A telescope created for Caroline.
Image Source: Wikimedia Commons

WIlliam had seemed to recognise Caroline’s skill by now, and built her her very own Comet searching telescope. She of course had to act as William’s assistant first and foremost, a very skilled job which eventually required her to come up with her own catalogue of nebulae, which she kept and updated with meticulous effort. Despite this, she still managed to discover eight comets by 1797 (including rediscovering Comet Encke) , making her the second woman to have discovered a comet. 

Comet Encke, which Caroline rediscovered.
Image Source: Wikimedia Commons

During this time, where she had managed to do her own work as well as help her brother, she was asserting independence from William, and this was finally recognised in 1787 when the crown awarded her a salary for her scientific work. She was the first woman to be recognised this way, and was soon known as an excellent astronomer irrespective of William. 

William got married during this time – which threw a bit of a spanner in the works for Caroline.

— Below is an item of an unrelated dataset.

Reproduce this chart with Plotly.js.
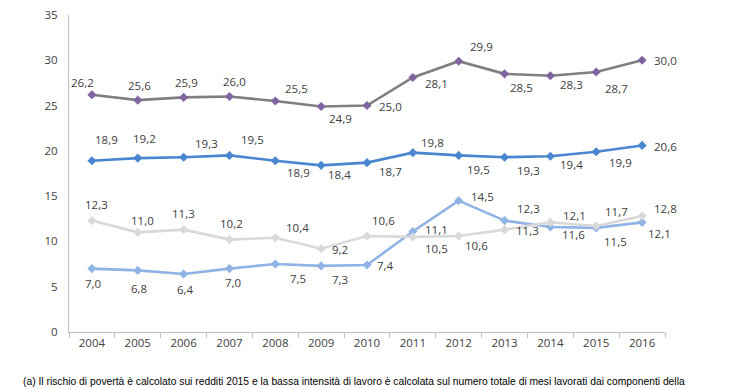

She was moved to lodgings outside the main house, and no longer had the keys to the observatory, where she had previously carried out her own work. However, Caroline was fond of her sister-in-law and her nephew, speaking kindly of both. Some think, though, that she was at first jealous and bitter of her brother’s wife, and that it took her a while to warm up to her. It is unclear how she actually felt, as none of her journals from this time period survived.  

Throughout this time, though, she carried on her work, producing catalogues of nebulae and even having her work published (albeit under William’s name). She continued creating her catalogue of nebulae, organised by polar distance, a much more useful arrangement for practical astronomy, than existing catalogues. This allowed her nephew, John Herschel, another great astronomer, to carry out his work, reexamining the nebulae William and Caroline had recorded.  

A galaxy, Messier 110, discovered by Caroline.
Image Source: Wikimedia Commons

When her brother died, Caroline was heartbroken and moved back to Hanover. She attempted to continue with the work of verifying her and her brother’s findings as well, but found Hanover to be unsuitable for astronomy, and instead spent most of her time working on the catalogue, which was eventually (right here in Armagh) expanded, and became the NGC – the New General Catalogue of Nebulae and Clusters of Stars. 

Throughout her life Caroline was a hard worker and an excellent astronomer, and although in the early days she was overshadowed by her brother, towards the end of her life she was honoured with awards and accolades. The Royal Astronomical Society awarded her with their Gold medal for her work on her catalogue – she was the first woman to be awarded this honour. They also later elected her an honorary member of the society – again she was the first woman to be chosen for this, along with Mary Somerville (A scottish scientist). She was awarded another Gold Medal when she was 96, this time by the King of Prussia, for her work throughout her life. 

Caroline at 97.
Image Source: Wikimedia Commons

She died in Hanover, in 1848 at the age of 98 – a long and exciting life, although it may not have seemed so to her at certain points. Since her death, several astronomical objects have been named for her, including an asteroid, two NGC objects and a satellite, not to mention the comets she discovered. 

So, while history may remember her brother as a great astronomer, and may sometimes forget Caroline, she absolutely deserves to be recognised as the great astronomer she was – especially in a time when women were overlooked.

1 Comment

gracey · February 22, 2021 at 23:06

Hello, I have a big project about caroline Herschel and I think she is an amazing person.